-- START Entries --

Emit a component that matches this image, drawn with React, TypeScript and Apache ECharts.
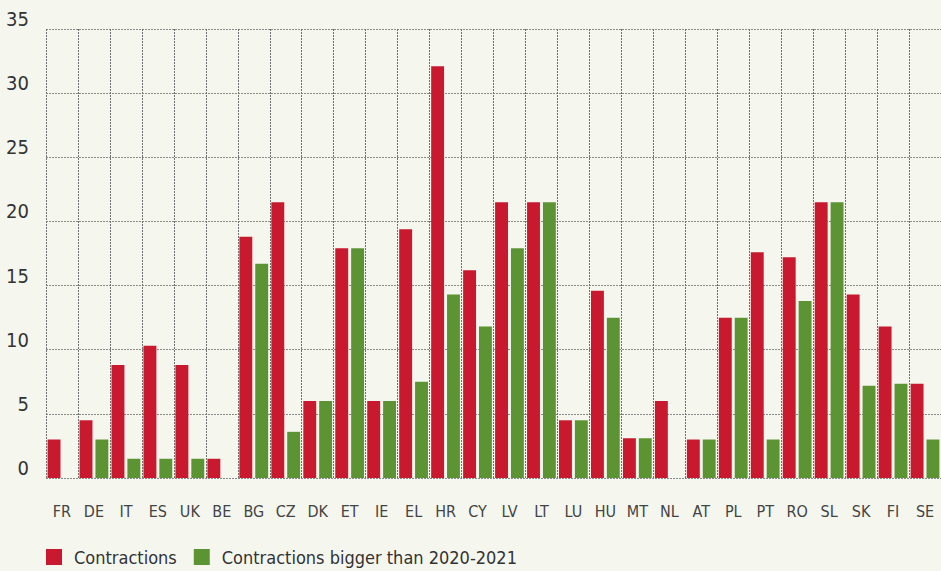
import React, { useEffect, useRef } from "react";
import * as echarts from "echarts";

const countries = ["FR", "DE", "IT", "ES", "UK", "BE", "BG", "CZ", "DK", "ET", "IE", "EL", "HR", "CY", "LV", "LT", "LU", "HU", "MT", "NL", "AT", "PL", "PT", "RO", "SL", "SK", "FI", "SE"];
const contractions = [3, 4.5, 8.8, 10.3, 8.8, 1.5, 18.8, 21.5, 6, 17.9, 6, 19.4, 32.1, 16.2, 21.5, 21.5, 4.5, 14.6, 3.1, 6, 3, 12.5, 17.6, 17.2, 21.5, 14.3, 11.8, 7.35];
const biggerThan2020 = [0, 3, 1.5, 1.5, 1.5, 0, 16.7, 3.6, 6, 17.9, 6, 7.5, 14.3, 11.8, 17.9, 21.5, 4.5, 12.5, 3.1, 0, 3, 12.5, 3, 13.8, 21.5, 7.2, 7.35, 3];
const seriesNames = ["Contractions", "Contractions bigger than 2020-2021"];
const yTicks = { min: 0, max: 35, interval: 5 };

const FONT = "'Liberation Sans Narrow', 'DejaVu Sans Condensed', 'Roboto', sans-serif";

export default function App() {
  const ref = useRef<HTMLDivElement>(null);
  useEffect(() => {
    const chart = echarts.init(ref.current!, null, { renderer: "svg" });
    chart.setOption({
      animation: false,
      backgroundColor: "#f5f7ef",
      grid: { left: 46, right: -7, top: 29, bottom: 93, containLabel: false },
      legend: {
        left: 41,
        top: 543,
        itemWidth: 16,
        itemHeight: 16,
        itemGap: 17,
        icon: "rect",
        textStyle: { fontFamily: FONT, fontSize: 18, color: "#333", padding: [0, 0, 0, 7] },
        data: seriesNames,
      },
      xAxis: {
        type: "category",
        data: countries,
        axisLine: { show: false },
        axisTick: { show: false },
        axisLabel: { fontFamily: FONT, fontSize: 16, color: "#444", margin: 25 },
        splitLine: { show: true, lineStyle: { color: "#707070", type: [2, 1], width: 1 } },
      },
      yAxis: {
        type: "value",
        min: yTicks.min,
        max: yTicks.max,
        interval: yTicks.interval,
        axisLine: { show: false },
        axisTick: { show: false },
        axisLabel: { fontFamily: FONT, fontSize: 20, color: "#333", margin: 17, verticalAlign: "bottom" },
        splitLine: { show: true, lineStyle: { color: "#8a8a8a", type: [2, 1], width: 1 } },
      },
      series: [
        {
          name: seriesNames[0],
          type: "bar",
          data: contractions,
          itemStyle: { color: "#c8192e" },
          barGap: "23%",
          barCategoryGap: "10%",
        },
        {
          name: seriesNames[1],
          type: "bar",
          data: biggerThan2020,
          itemStyle: { color: "#5d9433" },
          barGap: "23%",
          barCategoryGap: "10%",
        },
      ],
    });
    return () => chart.dispose();
  }, []);
  return <div ref={ref} style={{ position: "fixed", left: 0, top: 0, width: 941, height: 571 }} />;
}
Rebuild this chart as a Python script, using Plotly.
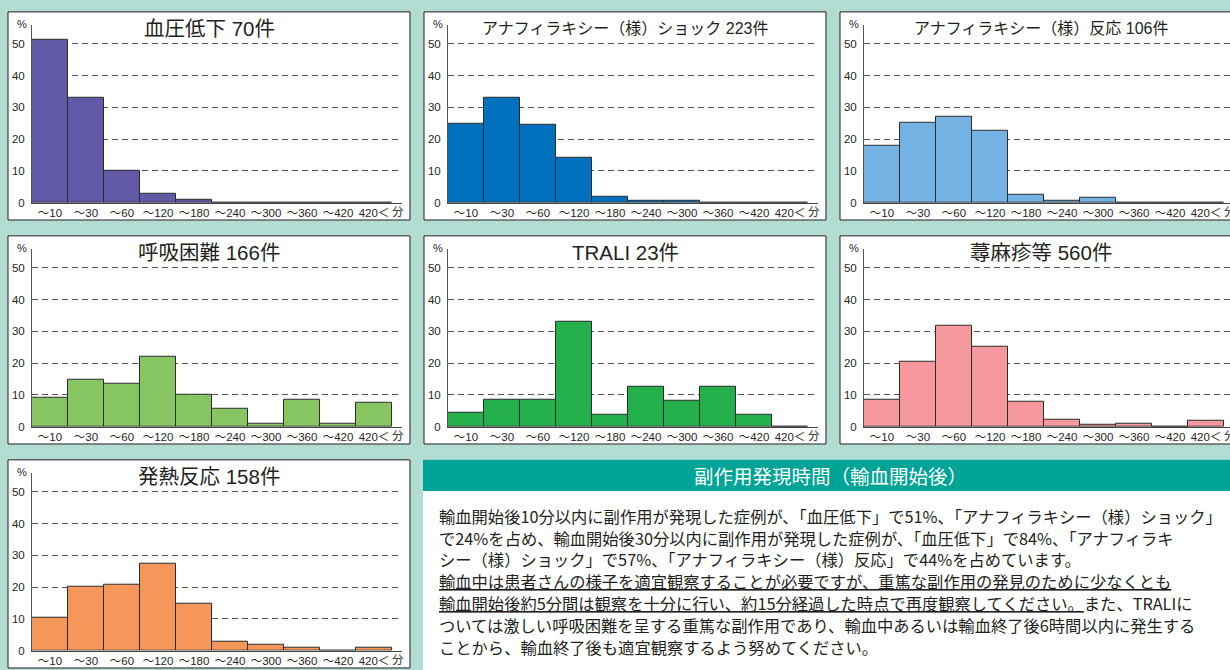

-- END Entries --

> _Task goal_: Restate only the lines running from the start of the material above through the line containing "Sans Narrow', 'DejaVu", ends included. No pictures.

> _Output_:
Emit a component that matches this image, drawn with React, TypeScript and Apache ECharts.
import React, { useEffect, useRef } from "react";
import * as echarts from "echarts";

const countries = ["FR", "DE", "IT", "ES", "UK", "BE", "BG", "CZ", "DK", "ET", "IE", "EL", "HR", "CY", "LV", "LT", "LU", "HU", "MT", "NL", "AT", "PL", "PT", "RO", "SL", "SK", "FI", "SE"];
const contractions = [3, 4.5, 8.8, 10.3, 8.8, 1.5, 18.8, 21.5, 6, 17.9, 6, 19.4, 32.1, 16.2, 21.5, 21.5, 4.5, 14.6, 3.1, 6, 3, 12.5, 17.6, 17.2, 21.5, 14.3, 11.8, 7.35];
const biggerThan2020 = [0, 3, 1.5, 1.5, 1.5, 0, 16.7, 3.6, 6, 17.9, 6, 7.5, 14.3, 11.8, 17.9, 21.5, 4.5, 12.5, 3.1, 0, 3, 12.5, 3, 13.8, 21.5, 7.2, 7.35, 3];
const seriesNames = ["Contractions", "Contractions bigger than 2020-2021"];
const yTicks = { min: 0, max: 35, interval: 5 };

const FONT = "'Liberation Sans Narrow', 'DejaVu Sans Condensed', 'Roboto', sans-serif";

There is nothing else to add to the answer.